Сестра обратилась к нему еще с балкона (там она курила какую-то длинную кокетливую сигареллу). Мама смотрела на сына из другого окна, но могло показаться, что мама смотрит вдаль – давно стоит и смотрит (всегда стоит и смотрит). Так было с тех пор, как однажды отец ушел на работу и не вернулся. Позвонили с телефона отца, и чужой голос сказал, что отец умер.
Сидели за столом, мать любовалась детьми.
– По этому случаю…
– Мама, нет. Не надо.
– У вас в доме вина не водится, как у сектантов, – сказала сестра. – А то оставь уж.
Бутылка шампанского все же была. Стояла много лет. Отец купил, чтобы отметить старый новый год, да в тот день и не вернулся. Теперь дети отказались откупорить эту бутылку и выпустить трагического джина. Никто не знал, на что он способен.
– Как твои дела, сынок?
– Все хорошо, мама.
– Над чем работаете, профессор? – сестра всегда была насмешлива.
Дмитрий смотрелся в нее радостно и замечал, что у Марии какой-то странный румянец и дрожь. И взгляд очарованный, но недолгий.
– У меня тонкая тема.
– Открытия?
– Открытия.
– Профессор, когда вы уже создадите новый миропорядок?
– Со дня на день.
– Дети, а чем вас прежний миропорядок не устраивает?
– Он старый! – неожиданно хором ответили дети и рассмеялись такому совпадению.
– Мария, ты убежала из клиники?
Мать напряглась, а Дмитрий почувствовал толчок ногой под столом – сестра снова сбежала. И он вспомнил, как она всегда бежала прежде. Бежала из дому, начиная с 15 лет. Бежала на автобусах, поездах и самолетах, торопилась стать взрослой. Побег совершил и Дмитрий. Только если сестра все время стремилась в даль, то он убежал один раз и навсегда – внутрь. С тех пор там и находился, влюбленный в русскую языковую систему. Вроде здесь человек, среди нас: улыбается, говорит восхитительные чудачества, дерзко глядит на женщин, а на самом деле он спрятался давно, внутри и живет. Это было ему как-то понятно и близко – вдоль по дороге бессмысленно, важнее рвануть с нее в некий туман лет и расстояний, выйти из-под контроля, стать удаленным от любого возможного поиска. Но чтобы научиться это делать четко, нужно еще очень и очень много пробовать, искать, фантазировать. Сей труд занимал его крепко!

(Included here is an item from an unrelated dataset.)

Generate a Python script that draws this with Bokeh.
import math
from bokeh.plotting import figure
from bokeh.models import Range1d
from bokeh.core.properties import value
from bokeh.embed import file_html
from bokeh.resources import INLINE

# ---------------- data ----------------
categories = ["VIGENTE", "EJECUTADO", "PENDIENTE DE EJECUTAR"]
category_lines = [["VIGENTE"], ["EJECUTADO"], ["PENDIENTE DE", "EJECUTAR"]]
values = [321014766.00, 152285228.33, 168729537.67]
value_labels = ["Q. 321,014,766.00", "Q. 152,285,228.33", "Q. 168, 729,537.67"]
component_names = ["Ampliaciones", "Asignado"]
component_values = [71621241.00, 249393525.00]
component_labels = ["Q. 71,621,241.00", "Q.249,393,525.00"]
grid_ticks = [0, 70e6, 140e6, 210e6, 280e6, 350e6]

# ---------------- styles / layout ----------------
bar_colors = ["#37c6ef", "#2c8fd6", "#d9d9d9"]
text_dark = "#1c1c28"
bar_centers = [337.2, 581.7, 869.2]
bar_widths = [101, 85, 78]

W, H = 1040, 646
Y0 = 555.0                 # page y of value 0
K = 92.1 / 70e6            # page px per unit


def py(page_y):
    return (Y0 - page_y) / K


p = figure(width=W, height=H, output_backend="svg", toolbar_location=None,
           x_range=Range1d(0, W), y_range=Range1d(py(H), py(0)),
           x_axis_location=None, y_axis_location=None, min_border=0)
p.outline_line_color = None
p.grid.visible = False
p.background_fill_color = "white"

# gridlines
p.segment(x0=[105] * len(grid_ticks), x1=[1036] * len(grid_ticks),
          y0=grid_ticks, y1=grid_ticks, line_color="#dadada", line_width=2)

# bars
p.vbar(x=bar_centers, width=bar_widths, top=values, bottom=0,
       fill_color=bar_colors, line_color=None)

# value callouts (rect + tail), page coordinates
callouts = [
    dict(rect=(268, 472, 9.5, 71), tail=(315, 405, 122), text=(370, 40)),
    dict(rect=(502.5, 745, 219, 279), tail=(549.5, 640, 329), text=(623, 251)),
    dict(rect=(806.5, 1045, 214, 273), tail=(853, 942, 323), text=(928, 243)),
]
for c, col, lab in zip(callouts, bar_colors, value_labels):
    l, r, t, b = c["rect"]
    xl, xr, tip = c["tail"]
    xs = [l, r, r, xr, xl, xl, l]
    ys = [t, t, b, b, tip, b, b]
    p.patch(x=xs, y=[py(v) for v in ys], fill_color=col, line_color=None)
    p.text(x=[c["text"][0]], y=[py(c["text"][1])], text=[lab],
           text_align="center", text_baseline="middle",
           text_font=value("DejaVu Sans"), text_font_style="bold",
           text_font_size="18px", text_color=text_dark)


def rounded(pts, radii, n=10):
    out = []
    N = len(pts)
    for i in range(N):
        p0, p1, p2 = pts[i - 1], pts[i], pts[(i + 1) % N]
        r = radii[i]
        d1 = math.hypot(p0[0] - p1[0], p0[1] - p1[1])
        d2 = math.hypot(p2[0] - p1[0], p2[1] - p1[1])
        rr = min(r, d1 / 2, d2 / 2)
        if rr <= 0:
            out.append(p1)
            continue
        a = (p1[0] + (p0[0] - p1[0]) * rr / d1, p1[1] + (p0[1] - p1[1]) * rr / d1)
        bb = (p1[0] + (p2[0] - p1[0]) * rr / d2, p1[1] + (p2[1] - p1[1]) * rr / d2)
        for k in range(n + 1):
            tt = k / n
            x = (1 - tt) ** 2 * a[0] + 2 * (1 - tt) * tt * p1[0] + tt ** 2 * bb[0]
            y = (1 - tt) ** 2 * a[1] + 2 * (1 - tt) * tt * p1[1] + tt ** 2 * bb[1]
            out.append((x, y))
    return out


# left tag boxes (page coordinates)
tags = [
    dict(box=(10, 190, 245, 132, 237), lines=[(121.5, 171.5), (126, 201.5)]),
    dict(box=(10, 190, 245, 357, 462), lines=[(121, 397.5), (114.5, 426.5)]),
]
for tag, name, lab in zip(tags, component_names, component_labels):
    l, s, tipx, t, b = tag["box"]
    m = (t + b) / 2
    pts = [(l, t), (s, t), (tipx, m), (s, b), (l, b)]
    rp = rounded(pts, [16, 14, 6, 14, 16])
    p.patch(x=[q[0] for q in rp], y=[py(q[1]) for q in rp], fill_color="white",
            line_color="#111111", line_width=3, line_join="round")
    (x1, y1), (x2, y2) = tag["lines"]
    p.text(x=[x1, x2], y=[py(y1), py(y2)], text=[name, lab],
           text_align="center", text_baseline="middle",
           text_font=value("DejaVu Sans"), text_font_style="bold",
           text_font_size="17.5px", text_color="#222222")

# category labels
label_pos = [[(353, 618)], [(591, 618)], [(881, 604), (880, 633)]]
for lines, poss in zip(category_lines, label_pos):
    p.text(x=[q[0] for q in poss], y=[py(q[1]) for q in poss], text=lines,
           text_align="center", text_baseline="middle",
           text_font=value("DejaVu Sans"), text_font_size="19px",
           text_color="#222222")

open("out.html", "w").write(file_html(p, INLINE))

Сестра рассказывала пронзительные истории про «веселых». Мать спросила о детях Марии, но сестра отмахнулась. На дне ее глаз давно поселилась тоска, ей было тесно и душно в мире обязанностей и грустных прав, она готова была уйти с цыганами.
Сестра взялась играть романсы на старом расстроенном пианино, на котором училась в детстве. Играла она скверно, но маме нравилось. Маме очень бы хотелось, чтобы дочь терзала пианино, сын читал книжки у себя в комнате. А муж возвращался домой с работы.
Важно было, чтобы дети проснулись в этом доме, потому никто не был отпущен. Дмитрий снова находился в своей комнате, самой маленькой, без окна. То есть, окно имелось, но вид из него был совсем неинтересен (дом напротив – вполне расстрельный сюжетец), и Дмитрий забывал о нем. Окна в его понимании выходили совершенно в другие три стороны – на книжные шкафы и полки. Один из шкафов занимали его собственные рукописи, тексты. И первый из них – записанные Дмитрием русские частушки, привезенные из фольклорной экспедиции. Частушки были почти все матерные, но это Оный считал более законом карнавального жанра, чем особенностью народного мировоззрения. Сам Дмитрий в мирной жизни мат не любил и сторонился его, но как филолог неминуемо им интересовался. Что не помешало ему отговорить одного бойкого и несколько развязного студента сделать публичное сообщение на тему русского бранного слова. «Я не рекомендую вам это делать. Причем, из соображений скорее не нравственных, но кармических. Вы молоды, прекрасно молоды… А слова способны давать такие странные и непредсказуемые круги по судьбе… Думается, вплоть до седьмого колена». И тот борзый студент остановился, слушал и понимал Оного.